Since the article we are looking at is so early in 1942, all of this overlaps the still continuing Japanese advance into the region.
So, to get around this prohibition, might a man who normally wore a 32" finished length purchase the same pair of pants but with a 36" finished length and then have them shortened to 32" with cuffs?
Not unless you're looking for trouble from the War Production Board.
"No person shall finish a pair of trousers made of wool cloth with cuffs or cause such to be finished with cuffs by others for his account."
I wonder if cuffs on cotton pants are legal. Better not chance it. You might wind up wearing another kind of "cuffs."
Interesting story about the three Negro soldiers being killed at Fort Dix. There were many such racial incidents and retaliations during the war. I think that they generally got little publicity.
You're right. From December through May people must have dreaded reading the headlines in the morning. What's the next catastrophe?

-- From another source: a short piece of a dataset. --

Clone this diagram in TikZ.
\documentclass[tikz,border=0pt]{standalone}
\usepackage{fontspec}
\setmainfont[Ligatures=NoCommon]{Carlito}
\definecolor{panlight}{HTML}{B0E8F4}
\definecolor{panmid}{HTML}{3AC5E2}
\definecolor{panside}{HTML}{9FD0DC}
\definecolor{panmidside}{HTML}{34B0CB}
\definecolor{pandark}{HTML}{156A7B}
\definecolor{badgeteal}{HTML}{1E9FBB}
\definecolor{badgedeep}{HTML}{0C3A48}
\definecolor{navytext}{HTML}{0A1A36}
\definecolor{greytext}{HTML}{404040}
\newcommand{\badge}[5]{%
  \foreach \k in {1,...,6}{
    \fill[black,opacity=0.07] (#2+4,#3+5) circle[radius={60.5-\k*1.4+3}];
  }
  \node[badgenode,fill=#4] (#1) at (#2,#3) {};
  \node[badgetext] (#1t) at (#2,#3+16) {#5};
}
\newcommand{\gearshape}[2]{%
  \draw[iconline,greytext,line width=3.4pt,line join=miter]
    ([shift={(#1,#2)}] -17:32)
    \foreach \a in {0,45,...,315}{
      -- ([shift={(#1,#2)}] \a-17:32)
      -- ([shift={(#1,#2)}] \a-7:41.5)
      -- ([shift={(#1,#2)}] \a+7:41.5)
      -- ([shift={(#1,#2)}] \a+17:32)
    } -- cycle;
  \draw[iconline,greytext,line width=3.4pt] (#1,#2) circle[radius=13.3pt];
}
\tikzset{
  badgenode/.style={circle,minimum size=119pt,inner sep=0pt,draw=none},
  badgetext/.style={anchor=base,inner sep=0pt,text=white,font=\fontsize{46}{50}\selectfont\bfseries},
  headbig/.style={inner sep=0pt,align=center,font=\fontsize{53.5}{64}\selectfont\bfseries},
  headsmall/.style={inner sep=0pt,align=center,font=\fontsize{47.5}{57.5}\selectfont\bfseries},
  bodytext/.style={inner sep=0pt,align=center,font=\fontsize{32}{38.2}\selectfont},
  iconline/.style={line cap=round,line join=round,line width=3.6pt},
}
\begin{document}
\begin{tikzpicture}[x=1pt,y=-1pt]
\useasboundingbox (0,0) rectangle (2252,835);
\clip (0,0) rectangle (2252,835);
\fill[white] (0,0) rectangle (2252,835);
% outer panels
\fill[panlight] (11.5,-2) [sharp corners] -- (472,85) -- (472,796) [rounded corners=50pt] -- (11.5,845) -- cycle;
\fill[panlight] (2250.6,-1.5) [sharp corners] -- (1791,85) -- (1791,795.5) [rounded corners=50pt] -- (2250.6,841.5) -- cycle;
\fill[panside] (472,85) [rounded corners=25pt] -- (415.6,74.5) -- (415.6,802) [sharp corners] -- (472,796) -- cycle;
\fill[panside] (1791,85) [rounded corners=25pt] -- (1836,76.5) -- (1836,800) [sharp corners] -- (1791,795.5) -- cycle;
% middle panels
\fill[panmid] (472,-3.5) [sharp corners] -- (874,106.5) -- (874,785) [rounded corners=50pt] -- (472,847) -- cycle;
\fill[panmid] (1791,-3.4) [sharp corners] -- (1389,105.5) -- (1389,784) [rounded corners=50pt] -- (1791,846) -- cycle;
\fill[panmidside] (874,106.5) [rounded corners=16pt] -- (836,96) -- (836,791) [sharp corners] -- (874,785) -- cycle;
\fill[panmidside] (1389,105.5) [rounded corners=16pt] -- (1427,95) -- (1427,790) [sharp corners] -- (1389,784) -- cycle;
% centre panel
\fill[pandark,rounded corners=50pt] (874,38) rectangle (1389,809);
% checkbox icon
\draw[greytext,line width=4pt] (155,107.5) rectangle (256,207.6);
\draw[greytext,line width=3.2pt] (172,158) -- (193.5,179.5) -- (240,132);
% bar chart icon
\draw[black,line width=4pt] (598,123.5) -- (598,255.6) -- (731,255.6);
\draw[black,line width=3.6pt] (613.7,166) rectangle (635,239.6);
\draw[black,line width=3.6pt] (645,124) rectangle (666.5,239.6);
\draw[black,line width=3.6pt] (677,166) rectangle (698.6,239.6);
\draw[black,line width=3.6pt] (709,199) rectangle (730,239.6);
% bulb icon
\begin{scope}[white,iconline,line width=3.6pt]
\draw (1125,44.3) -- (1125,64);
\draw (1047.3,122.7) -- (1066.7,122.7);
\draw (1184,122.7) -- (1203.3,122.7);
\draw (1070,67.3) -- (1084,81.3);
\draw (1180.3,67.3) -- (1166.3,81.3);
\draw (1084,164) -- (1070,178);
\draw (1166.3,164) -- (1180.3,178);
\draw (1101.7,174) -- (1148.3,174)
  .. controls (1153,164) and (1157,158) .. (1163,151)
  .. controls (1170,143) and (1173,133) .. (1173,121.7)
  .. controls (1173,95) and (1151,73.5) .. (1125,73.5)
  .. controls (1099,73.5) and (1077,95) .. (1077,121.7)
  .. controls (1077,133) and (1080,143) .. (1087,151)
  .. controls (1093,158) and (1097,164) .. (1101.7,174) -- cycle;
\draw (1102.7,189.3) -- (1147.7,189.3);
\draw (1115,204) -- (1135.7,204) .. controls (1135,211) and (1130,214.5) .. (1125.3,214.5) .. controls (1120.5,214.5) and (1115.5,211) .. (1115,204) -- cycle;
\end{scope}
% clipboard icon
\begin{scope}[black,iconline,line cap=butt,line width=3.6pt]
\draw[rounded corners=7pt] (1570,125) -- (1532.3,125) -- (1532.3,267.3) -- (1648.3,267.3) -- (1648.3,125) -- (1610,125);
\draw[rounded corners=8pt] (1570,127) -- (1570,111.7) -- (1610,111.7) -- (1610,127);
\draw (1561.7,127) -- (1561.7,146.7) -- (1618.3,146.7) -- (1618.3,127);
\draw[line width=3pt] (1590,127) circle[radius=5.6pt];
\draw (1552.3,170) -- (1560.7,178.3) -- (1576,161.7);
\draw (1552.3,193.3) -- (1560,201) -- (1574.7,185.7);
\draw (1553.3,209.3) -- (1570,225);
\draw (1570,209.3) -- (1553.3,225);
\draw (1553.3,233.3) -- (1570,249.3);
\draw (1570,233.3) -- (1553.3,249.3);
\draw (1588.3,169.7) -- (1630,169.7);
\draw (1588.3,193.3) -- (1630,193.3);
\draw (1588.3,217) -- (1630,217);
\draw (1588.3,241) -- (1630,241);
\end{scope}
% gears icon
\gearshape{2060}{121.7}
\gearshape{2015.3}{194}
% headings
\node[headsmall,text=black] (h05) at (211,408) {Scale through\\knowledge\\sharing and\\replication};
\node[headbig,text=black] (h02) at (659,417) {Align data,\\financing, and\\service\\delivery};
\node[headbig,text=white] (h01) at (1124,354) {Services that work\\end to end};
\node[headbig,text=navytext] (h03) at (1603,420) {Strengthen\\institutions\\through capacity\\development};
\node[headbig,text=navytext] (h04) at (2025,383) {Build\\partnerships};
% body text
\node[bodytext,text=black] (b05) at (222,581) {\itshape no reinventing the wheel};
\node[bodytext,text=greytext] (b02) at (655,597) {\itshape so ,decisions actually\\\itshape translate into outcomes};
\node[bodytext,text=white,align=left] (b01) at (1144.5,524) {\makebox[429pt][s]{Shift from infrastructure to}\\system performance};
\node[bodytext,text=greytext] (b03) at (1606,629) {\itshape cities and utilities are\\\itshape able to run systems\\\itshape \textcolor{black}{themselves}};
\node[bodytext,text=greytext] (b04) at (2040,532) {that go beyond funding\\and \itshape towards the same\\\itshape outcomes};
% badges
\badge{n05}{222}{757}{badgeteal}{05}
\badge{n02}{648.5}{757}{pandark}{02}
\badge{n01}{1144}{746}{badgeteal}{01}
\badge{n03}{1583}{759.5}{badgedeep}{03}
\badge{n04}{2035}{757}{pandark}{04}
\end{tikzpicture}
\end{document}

I finally got around to updating my library listing on my profile. It mostly has the books added from my work on the First World War and 20th Century Warfare in China.
Obviously General Homma did not commit suicide for his failure, contrary to the article (career suicide excepted), but as far as I know General Yamashita was not involved in the Bataan campaign at all. Quite the contrary, he had been “exiled” to Manchuria by now (or soon would be) following his unprecedented success in taking Malaya and Singapore. Am I wrong?
No. Gen Homma is still running the show on Luon. Gen. Yamashita will transfer to Manchuria in July. And not via the Philippines. Don't tell our editor, though. He hates it when people from the future correct him.
I’m not buying the duel story on page 9. When 2 men and a woman end up shot, it isn’t over military tactics.
Arguably two of the biggest mistakes the Imperial Japanese Army made...Homma was still one of their best generals, even after the Bataan siege made a mockery of his battle plan. (Timing was as vital as conquest itself in the Japanese version of “blitzkrieg” across Greater East Asia...Homma’s forces were needed for the prize conquest of the Dutch East Indies.) And given the factional fighting of the 1930s and the mutual distaste between Yamashita and many of his peers, I doubt that the “Tiger Of Malaya” would have presented the political threat that Tojo viewed when he reassigned him to the frozen wastes.
But, as they might have said “To err is human...to forgive is not Imperial General Staff policy”.